A soda pop executive is estranged from his daughter for many years; he takes a corporate stint in Pakistan after his wife divorces him. He daughter is murdered; he gets kidnapped, ransomed, then murdered. The end.
In the middle is a long story that his woman handler/captor tells him about a life his daughter never had. And a story about himself. It is these stories that make up the bulk of the novel and if there is a point to it, it eludes me.
[END SPOILER ALERT – MOSTLY]
It just doesn’t add up to me; it doesn’t come across as a realistic portrayal of how a kidnapped American in Pakistan would be treated – based on Bowe Bergdahl’s treatment as outlined in the Serial podcast. Would an American woman who joined the Pakistani’s really be left for hours to talk with a captive with no man around? It doesn’t seem likely. Wouldn’t the experience be more brutal? Almost certainly.
Life is miserable and then you die. Perhaps it is stories that give our lives’ meaning? Is that the point?

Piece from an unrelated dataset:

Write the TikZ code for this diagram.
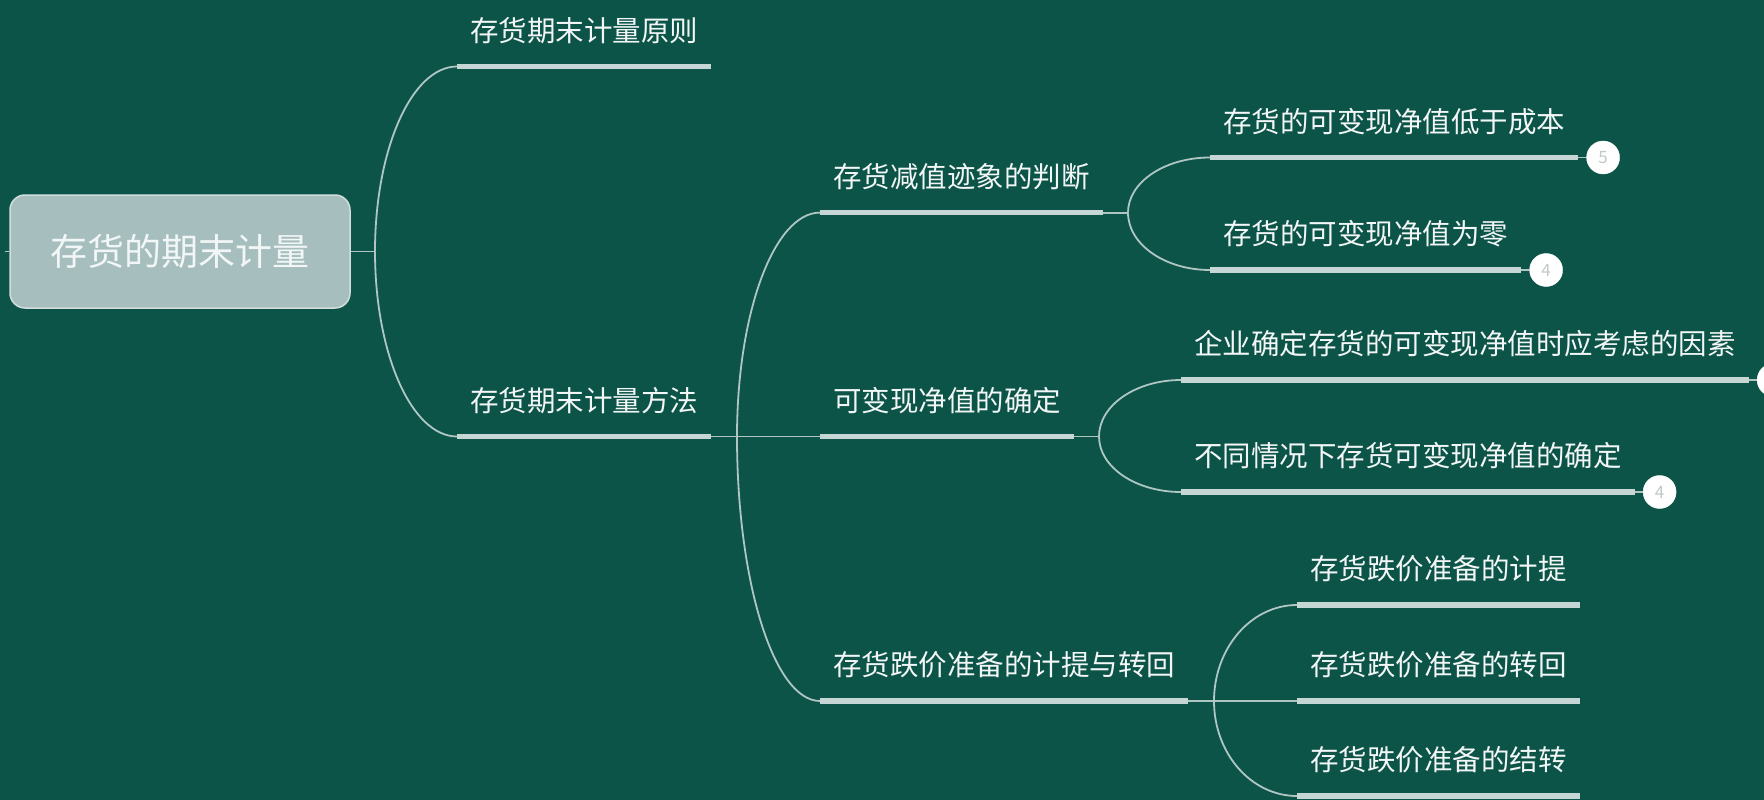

The kidnap/story-within-a-story device is stretched. The basic overlay could have been told in a more believable way I think. The very basics of his captors and what is going on to effect his release is completely missing. To be generous, this probably mirrors his knowledge of the situation.
It rises a bit above the utterly bleak “Ninety-Two in the Shade” by Thomas McGuane and “Ransom” by Jay Mcinerney which put be off reading modern fiction back in the 90s. Novels don’t have to have happy endings; but there has to be some glimpse of something that approaches realistic.